Yes, because in your script you defined a parameter with that name. I truncated the name, which PowerShell allows. But, if you want to pass it positionally, that’s fine. Just eliminate the “-SDF.”
If I put the “-SDF” back in it barfs on that first. I’m running this in the ISE and in the script editor I’m getting a squiggly under the $using:sdfenvironment and when I hover over it the prompt says “Unexpected token…”
Which show the output from the Write-Output in the script. I also have a pipe to Out-File that should create a log file on the remote server and that’s not getting created. Here’s the remote script boiled down to it’s simplest
Inside your script, you’re using a relative path.
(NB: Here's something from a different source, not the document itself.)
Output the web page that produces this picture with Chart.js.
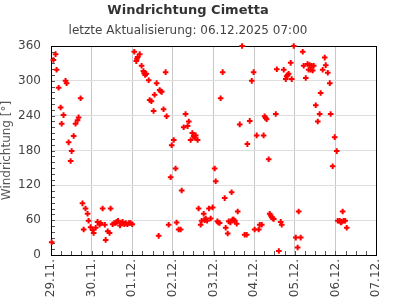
<!DOCTYPE html>
<html>
<head>
<meta charset="utf-8">
<script src="https://cdn.jsdelivr.net/npm/chart.js@4/dist/chart.umd.min.js"></script>
<style>
  html, body { margin: 0; padding: 0; background: #fff; }
  #wrap { width: 395px; height: 300px; }
</style>
</head>
<body>
<div id="wrap"><canvas id="c" width="395" height="300"></canvas></div>
<script>
// ---- data (hours since 29.11. 00:00, wind direction in degrees) ----
const titleText = 'Windrichtung Cimetta';
const subtitleText = 'letzte Aktualisierung: 06.12.2025 07:00';
const yAxisTitle = 'Windrichtung [°]';
const dayLabels = ['29.11.', '30.11.', '01.12.', '02.12.', '03.12.', '04.12.', '05.12.', '06.12.', '07.12.'];
const yTickValues = [0, 60, 120, 180, 240, 300, 360];

const hours = [
  0.4, 1.4, 2.7, 3.3, 4.5, 5.7, 6.3, 7.4, 8.6, 9.2, 10.4, 11.6, 12.2, 13.4, 14.5, 15.7, 16.3, 17.5, 18.6, 19.3, 20.4, 21.6, 22.2, 23.4,
  24.6, 25.2, 26.4, 27.5, 28.7, 29.3, 30.5, 31.8, 32.3, 33.5, 34.6, 35.2, 36.4, 37.4, 38.2, 38.8, 39.6, 40.8, 41.6, 42.3, 43.3, 44.1, 45.1, 46.1, 47.0,
  48.0, 49.2, 50.4, 50.8, 51.2, 52.4, 53.5, 54.6, 55.0, 55.6, 56.3, 57.7, 58.3, 59.3, 60.6, 61.2, 62.4, 63.6, 64.2, 64.8, 65.4, 66.5, 67.7, 68.3, 69.5, 70.7, 71.3,
  72.5, 73.6, 74.2, 75.4, 76.6, 77.2, 78.4, 79.5, 80.7, 81.4, 82.5, 83.5, 84.3, 84.9, 85.5, 86.6, 87.2, 88.4, 89.0, 90.2, 90.8, 91.4, 92.2, 93.3, 94.3, 95.5,
  96.7, 97.3, 98.3, 98.9, 99.6, 100.2, 101.4, 102.6, 103.2, 104.4, 105.0, 106.0, 106.7, 107.3, 107.9, 108.5, 109.7, 110.3, 111.5, 112.9, 114.4, 115.6, 116.0, 117.4, 118.6, 119.7,
  120.3, 121.5, 122.7, 123.3, 124.5, 125.6, 126.2, 126.8, 127.4, 128.6, 129.2, 129.8, 130.4, 131.0, 131.6, 132.8, 133.4, 134.6, 135.7, 136.3, 137.5, 138.7, 139.2, 139.8, 140.4, 141.6, 142.2, 143.4,
  144.6, 145.7, 146.3, 147.5, 148.7, 149.3, 150.5, 151.6, 152.2, 152.8, 153.4, 154.0, 154.6, 155.2, 156.4, 157.6, 158.7, 159.3, 160.5, 161.7, 162.3, 163.5, 164.7, 165.2, 166.4, 167.6, 168.8,
  169.4, 170.6, 171.2, 171.7, 172.3, 172.9, 173.8, 174.7
];
const directions = [
  22, 336, 346, 319, 288, 254, 226, 241, 300, 296, 194, 162, 179, 205, 226, 232, 237, 270, 89, 44, 80, 71, 59, 48,
  43, 38, 47, 57, 52, 55, 80, 52, 26, 41, 38, 80, 53, 55, 55, 57, 59, 51, 55, 57, 53, 55, 53, 55, 55,
  53, 350, 334, 338, 341, 346, 326, 317, 313, 310, 312, 301, 267, 265, 248, 276, 296, 33, 284, 282, 281, 251, 315, 239, 52, 134, 189,
  198, 149, 56, 44, 44, 111, 220, 243, 222, 230, 198, 210, 205, 202, 206, 198, 80, 52, 59, 71, 60, 63, 59, 80, 63, 82,
  149, 127, 58, 56, 55, 270, 315, 98, 47, 37, 58, 56, 108, 61, 61, 59, 54, 75, 225, 360, 35, 35, 191, 231, 300, 315,
  44, 206, 44, 52, 52, 206, 239, 236, 234, 165, 71, 68, 65, 63, 62, 243, 320, 7, 57, 52, 319, 303, 308, 310, 312, 331, 303, 360,
  30, 13, 75, 30, 350, 326, 305, 329, 319, 327, 319, 326, 318, 326, 258, 230, 243, 279, 319, 340, 327, 314, 296, 243, 153, 203, 179,
  59, 59, 56, 57, 75, 59, 59, 47
];

const X_MAX = (dayLabels.length - 1) * 24;
const MINOR_X = 6;   // hours
const MINOR_Y = 10;  // degrees

const points = hours.map((h, i) => ({ x: h, y: directions[i] }));

const frameAndTicks = {
  id: 'frameAndTicks',
  beforeDatasetsDraw(chart) {
    const { ctx, chartArea: a, scales } = chart;
    const x = scales.x, y = scales.y;
    ctx.save();
    ctx.strokeStyle = '#555';
    ctx.lineWidth = 1;
    ctx.beginPath();
    for (let v = x.min; v <= x.max; v += MINOR_X) {
      const px = Math.round(x.getPixelForValue(v)) + 0.5;
      ctx.moveTo(px, a.bottom);
      ctx.lineTo(px, a.bottom - 4);
    }
    for (let v = y.min; v <= y.max; v += MINOR_Y) {
      const py = Math.round(y.getPixelForValue(v)) + 0.5;
      ctx.moveTo(a.left, py);
      ctx.lineTo(a.left + 4, py);
    }
    ctx.stroke();
    ctx.strokeStyle = '#000';
    ctx.strokeRect(Math.round(a.left) + 0.5, Math.round(a.top) + 0.5, Math.round(a.width), Math.round(a.height));
    ctx.restore();
  }
};

new Chart(document.getElementById('c'), {
  type: 'scatter',
  data: {
    datasets: [{
      data: points,
      pointStyle: 'cross',
      pointRadius: 2.8,
      pointBorderWidth: 2,
      borderColor: '#ff0000',
      backgroundColor: '#ff0000',
      clip: 6
    }]
  },
  options: {
    responsive: false,
    animation: false,
    devicePixelRatio: 1,
    layout: { padding: { left: 0, right: 19, top: 0, bottom: 0 } },
    plugins: {
      legend: { display: false },
      tooltip: { enabled: false },
      title: {
        display: true,
        text: titleText,
        color: '#333',
        font: { family: 'DejaVu Sans', size: 13, weight: 'bold' },
        padding: { top: 3, bottom: 5 }
      },
      subtitle: {
        display: true,
        text: subtitleText,
        color: '#444',
        font: { family: 'DejaVu Sans', size: 12 },
        padding: { top: 0, bottom: 8 }
      }
    },
    scales: {
      x: {
        type: 'linear',
        min: 0,
        max: X_MAX,
        afterFit(scale) { scale.height = 45; },
        afterBuildTicks(scale) {
          scale.ticks = dayLabels.map((_, i) => ({ value: i * 24 }));
        },
        ticks: {
          autoSkip: false,
          minRotation: 90,
          maxRotation: 90,
          padding: 4,
          color: '#444',
          font: { family: 'DejaVu Sans', size: 12 },
          callback: (v) => dayLabels[Math.round(v / 24)]
        },
        grid: { color: '#c8c8c8', drawTicks: false },
        border: { display: false }
      },
      y: {
        min: 0,
        max: 360,
        afterFit(scale) { scale.width = 51; },
        afterBuildTicks(scale) {
          scale.ticks = yTickValues.map(v => ({ value: v }));
        },
        ticks: {
          padding: 10,
          color: '#444',
          font: { family: 'DejaVu Sans', size: 12 }
        },
        title: {
          display: true,
          text: yAxisTitle,
          color: '#555',
          font: { family: 'DejaVu Sans', size: 12 },
          padding: { top: 0, bottom: 0 }
        },
        grid: { color: '#dddddd', drawTicks: false },
        border: { display: false }
      }
    }
  },
  plugins: [frameAndTicks]
});
</script>
</body>
</html>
I wouldn’t do that. You don’t necessarily know what path the shell is going to default to (it won’t necessarily be the path the script is located within) when it runs.
Nope. That didn’t produce an output file either. I looked in the remote computer folder where the ps1 file is and in the local folder where I’m running the code in the ISE. No text file. I wrapped the Invoke-Command in a Try…Catch just to see if it was throwing an error I wasn’t seeing and it didn’t drop into the Catch block so…
I even took the variable out of the file name so it was just .\LogFile.txt and I didn’t get an output file. I updated the Write-Output so it writes out the value of $SDFEnvironment to make sure that is getting through and it is:
Sorry, should have mentioned that at the top. Before I even tried to run it remotely I logged into the server console and made sure the script ran locally. It does exactly what you’d expect. Writes the message to the console (Write-Output) and creates the LogFile.txt (or INT_LogFile.txt with the original code) in the same directory as the script.
I’m wondering if the Out-File is actually running but the LogFile.txt is ending up somewhere odd, like c:\windows\system32… I’m going to poke around the file system on the server and see if something like that is happening. Maybe I need to pass in the path I’m using so I can specify a full path/file name for the log file. Should need to but I’ve seen stranger things.
Well, that was my point with the relative path you’re using, vs. an absolute path like c:\files\whatever.txt. The shell is likely defaulting to C:\Windows\System32 when you connect.